Review the lines that follow and copy each one that contains the word "React".

----------------

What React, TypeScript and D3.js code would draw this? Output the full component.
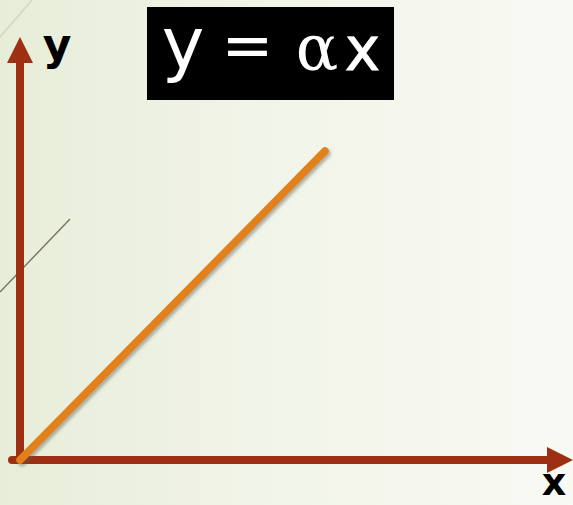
import React from "react";
import * as d3 from "d3";

// Proportional relation y = αx, drawn between two points
const alpha = 1;
const xValues = [0, 1];
const yValues = xValues.map((x) => alpha * x);

const axisLabels = ["x", "y"];
const equationParts = ["y", "=", "α", "x"];

const W = 573;
const H = 505;

export default function App() {
  const xScale = d3.scaleLinear().domain([0, 1]).range([20, 325]);
  const yScale = d3.scaleLinear().domain([0, 1]).range([460, 151]);

  const ox = xScale(0);
  const oy = yScale(0);
  const xTip = 573;
  const yTip = 37;
  const head = 26;
  const halfHead = 13;

  const lineGen = d3
    .line<number>()
    .x((d) => xScale(d))
    .y((_, i) => yScale(yValues[i]));

  const axisColor = "#9D2F12";

  return (
    <div style={{ position: "fixed", left: 0, top: 0, width: W, height: H }}>
      <svg width={W} height={H} style={{ display: "block" }}>
        <defs>
          <linearGradient id="bg" x1="0" y1="0" x2="1" y2="0">
            <stop offset="0" stopColor="#E8EDD9" />
            <stop offset="0.45" stopColor="#F1F4E8" />
            <stop offset="1" stopColor="#F9FAF4" />
          </linearGradient>
          <filter id="shadow" x="-10%" y="-10%" width="130%" height="130%">
            <feDropShadow dx="2" dy="2.5" stdDeviation="1.6" floodColor="#5a5a50" floodOpacity="0.45" />
          </filter>
        </defs>
        <rect x={0} y={0} width={W} height={H} fill="url(#bg)" />
        {/* decorative strokes */}
        <line x1={0} y1={37} x2={32} y2={0} stroke="#D2D5C4" strokeWidth={1.5} />
        <line x1={0} y1={292} x2={70} y2={219} stroke="#77725F" strokeWidth={1.4} />

        {/* axes */}
        <line x1={ox - 8} y1={oy} x2={xTip - head} y2={oy} stroke={axisColor} strokeWidth={8} strokeLinecap="round" />
        <line x1={ox} y1={oy + 4} x2={ox} y2={yTip + head} stroke={axisColor} strokeWidth={8} strokeLinecap="butt" />
        <path
          d={`M${xTip - head},${oy - halfHead}L${xTip},${oy}L${xTip - head},${oy + halfHead}Z`}
          fill={axisColor}
        />
        <path
          d={`M${ox - halfHead},${yTip + head}L${ox},${yTip}L${ox + halfHead},${yTip + head}Z`}
          fill={axisColor}
        />

        {/* relation line */}
        <path
          d={lineGen(xValues) || ""}
          fill="none"
          stroke="#E2801A"
          strokeWidth={7.5}
          strokeLinecap="round"
          filter="url(#shadow)"
        />

        {/* axis labels */}
        <text x={554} y={495} fontFamily="DejaVu Sans" fontWeight="bold" fontSize={38} textAnchor="middle" fill="#000">
          {axisLabels[0]}
        </text>
        <text x={57} y={60} fontFamily="DejaVu Sans" fontWeight="bold" fontSize={44} textAnchor="middle" fill="#000">
          {axisLabels[1]}
        </text>

        {/* equation box */}
        <rect x={147} y={7} width={247} height={93} fill="#000" />
        <text fill="#fff" textAnchor="middle">
          <tspan x={183} y={68} fontFamily="DejaVu Sans" fontSize={72}>{equationParts[0]}</tspan>
          <tspan x={247.5} y={67} fontFamily="DejaVu Sans" fontSize={62}>{" " + equationParts[1] + " "}</tspan>
          <tspan x={317} y={70} fontFamily="DejaVu Serif" fontSize={63}>{equationParts[2]}</tspan>
          <tspan x={362.5} y={70} fontFamily="DejaVu Sans" fontSize={60} stroke="#fff" strokeWidth={0.8}>{equationParts[3]}</tspan>
        </text>
      </svg>
    </div>
  );
}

----------------

__Completed task__.
What React, TypeScript and D3.js code would draw this? Output the full component.
import React from "react";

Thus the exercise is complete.